China will keep its property-market policy stable in 2014 and strengthen implementation in cities that are seeing soaring housing prices, a senior official said on Tuesday.
Jiang Weixin, minister of housing and urban-rural development, said at a national work conference that the ministry will emphasize "differentiated control” to increase the residential land supply in cities that are facing great upward price pressure — a reference to first-tier cities such as Beijing and Shanghai.
Analysts said this indicates that the current control policy will not be changed in 2014, nor is it likely that housing purchase restrictions in major cities will be eased.
"There is no new idea in Jiang’s statement, and that means that additional curbing policies won’t come out in the short term,” said Liu Weimin, a real estate researcher in the Development Research Center of the State Council.
Liu said that the key now is implementation at the local level since local governments’ residential land and housing holdings greatly affect supply and demand, and therefore prices.
Local governments traditionally are reluctant to curb home prices because money from land sales constitutes the bulk of their revenues.
Meanwhile, Jiang vowed to continue to build millions of affordable housing units.

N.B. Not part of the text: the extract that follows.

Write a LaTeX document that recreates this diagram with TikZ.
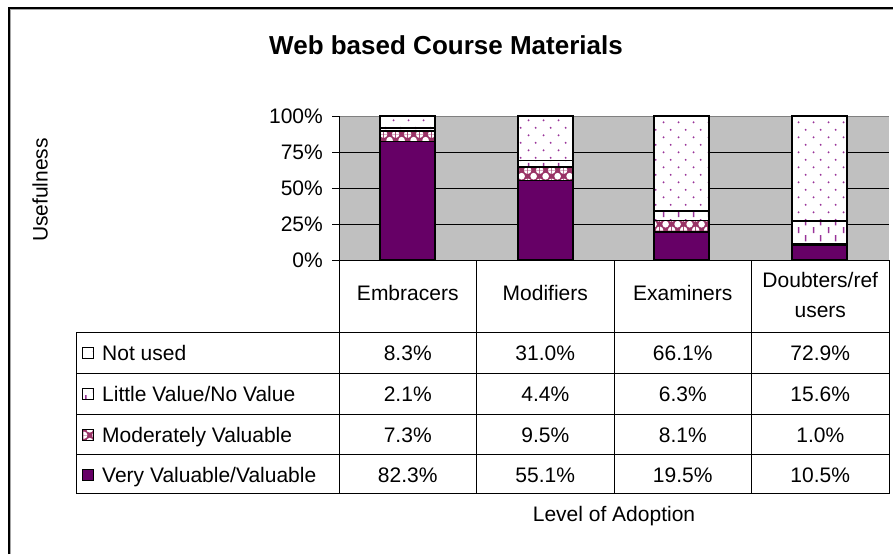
\documentclass[tikz,border=0pt]{standalone}
\usepackage{fontspec}
\setmainfont{Liberation Sans}
\usetikzlibrary{patterns.meta}
\definecolor{vv}{HTML}{660066}
\definecolor{mv}{HTML}{993366}
\definecolor{dotc}{HTML}{993399}
\definecolor{plotgray}{HTML}{C0C0C0}
\tikzdeclarepattern{name=nudots, type=uncolored,
  bottom left={(0pt,0pt)}, top right={(15pt,15.4pt)}, tile size={(15pt,15.4pt)},
  code={\fill (3.75pt,3.85pt) circle (1.1pt); \fill (11.25pt,11.55pt) circle (1.1pt);}}
\tikzdeclarepattern{name=lvdash, type=uncolored,
  bottom left={(0pt,0pt)}, top right={(15pt,16pt)}, tile size={(15pt,16pt)},
  code={\fill (2.9pt,0.8pt) rectangle (4.6pt,7.2pt); \fill (10.4pt,8.8pt) rectangle (12.1pt,15.2pt);}}
\tikzdeclarepattern{name=mvholes, type=uncolored,
  bottom left={(0pt,0pt)}, top right={(12pt,12pt)}, tile size={(12pt,12pt)},
  code={\fill (6pt,6pt) circle (3.5pt);
        \fill (0pt,0pt) -- (3.5pt,0pt) arc (0:90:3.5pt) -- cycle;
        \fill (12pt,0pt) -- (12pt,3.5pt) arc (90:180:3.5pt) -- cycle;
        \fill (0pt,12pt) -- (0pt,8.5pt) arc (270:360:3.5pt) -- cycle;
        \fill (12pt,12pt) -- (8.5pt,12pt) arc (180:270:3.5pt) -- cycle;}}
\tikzset{
  txt/.style={font=\fontsize{21}{25}\selectfont, inner sep=0pt},
  seg/.style={draw=black, line width=1.5pt},
  segvv/.style={seg, fill=vv},
  segmv/.style={seg, preaction={fill=mv}, pattern=mvholes, pattern color=white},
  seglv/.style={seg, preaction={fill=white}, pattern=lvdash, pattern color=dotc},
  segnu/.style={seg, preaction={fill=white}, pattern=nudots, pattern color=dotc},
  tline/.style={draw=black, line width=0.8pt},
  grid/.style={draw=black, line width=0.7pt}
}
\begin{document}
\begin{tikzpicture}[x=1pt,y=-1pt]
\useasboundingbox (0,0) rectangle (893,554);
\fill[white] (0,0) rectangle (893,554);
% outer frame
\draw[black, line width=1.3pt] (9,554) -- (9,8) -- (893,8);
\draw[gray!70, line width=0.6pt] (10.3,554) -- (10.3,9.3) -- (893,9.3);
% title
\node[txt, font=\fontsize{26}{30}\selectfont\bfseries] (title) at (446,45) {Web based Course Materials};
% plot area
\fill[plotgray] (339,116) rectangle (889,260);
\draw[gray, line width=0.6pt] (339,116) -- (889,116);
\foreach \yy in {152,188,224} \draw[grid] (339,\yy) -- (889,\yy);
\draw[grid] (339,116) -- (339,260);
\foreach \yy/\lab in {116/100\%,152/75\%,188/50\%,224/25\%,260/0\%}{
  \draw[grid] (332,\yy) -- (339,\yy);
  \node[txt, anchor=east] (yl\yy) at (323,\yy) {\lab};
}
% bars
\foreach \x/\a/\b/\c/\d in {380/82.3/7.3/2.1/8.3, 518/55.1/9.5/4.4/31.0, 654/19.5/8.1/6.3/66.1, 792/10.5/1.0/15.6/72.9}{
  \pgfmathsetmacro{\ya}{260-1.44*\a}
  \pgfmathsetmacro{\yb}{\ya-1.44*\b}
  \pgfmathsetmacro{\yc}{\yb-1.44*\c}
  \draw[segvv] (\x,260) rectangle ({\x+55},\ya);
  \draw[segmv] (\x,\ya) rectangle ({\x+55},\yb);
  \draw[seglv] (\x,\yb) rectangle ({\x+55},\yc);
  \draw[segnu] (\x,\yc) rectangle ({\x+55},116);
}
% table lines
\draw[tline] (332,260) -- (889,260);
\foreach \xx in {339,476.5,614,751.5,889} \draw[tline] (\xx,260) -- (\xx,493.5);
\draw[tline] (76,332) -- (76,493.5);
\foreach \yy in {332,373.5,414,454,493.5} \draw[tline] (76,\yy) -- (889,\yy);
% header
\node[txt, anchor=base] (h1) at (407.75,300) {Embracers};
\node[txt, anchor=base] (h2) at (545.25,300) {Modifiers};
\node[txt, anchor=base] (h3) at (682.75,300) {Examiners};
\node[txt, anchor=base] (h4a) at (820.25,287) {Doubters/ref};
\node[txt, anchor=base] (h4b) at (820.25,317) {users};
% legend rows
\foreach \r/\top/\sty/\lab/\va/\vb/\vc/\vd in {
  1/332/segnu/Not used/8.3\%/31.0\%/66.1\%/72.9\%,
  2/373.5/seglv/Little Value\slash No Value/2.1\%/4.4\%/6.3\%/15.6\%,
  3/414/segmv/Moderately Valuable/7.3\%/9.5\%/8.1\%/1.0\%,
  4/454/segvv/Very Valuable\slash Valuable/82.3\%/55.1\%/19.5\%/10.5\%}{
  \pgfmathsetmacro{\bl}{\top+28}
  \pgfmathsetmacro{\sy}{\top+15}
  \draw[\sty, line width=1pt] (82,\sy) rectangle (93,{\sy+11});
  \node[txt, anchor=base west] (leg\r) at (102,\bl) {\lab};
  \node[txt, anchor=base] (va\r) at (407.75,\bl) {\va};
  \node[txt, anchor=base] (vb\r) at (545.25,\bl) {\vb};
  \node[txt, anchor=base] (vc\r) at (682.75,\bl) {\vc};
  \node[txt, anchor=base] (vd\r) at (820.25,\bl) {\vd};
}
% axis titles
\node[txt] (xt) at (614,516) {Level of Adoption};
\node[txt, rotate=90] (yt) at (40,190) {Usefulness};
\end{tikzpicture}
\end{document}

The government plans to start construction of more than 6 million affordable units and to complete 4.8 million units next year.
It completed 4.7 million affordable units after starting construction of 6.3 million units in 2013, according to the ministry’s statistics.
Jiang’s statement came after the latest official data showed that the price of homes in large Chinese cities continued to rise in November, despite fresh cooling measures in more than a dozen cities in recent months.
Compared with November 2012, all but one of 70 major cities monitored by the government reported gains in new home prices last month.
Twenty-six cities posted an annual increase of 10 percent or higher, with cities like Shanghai, Guangzhou and Beijing rising more than 20 percent from a year earlier.
To check soaring home prices, cities — including Beijing, Shenzhen, Nanjing and Shanghai — have announced a series of measures, including higher minimum down payments for second-home buyers, tightened scrutiny of non-local buyers and more land supplies.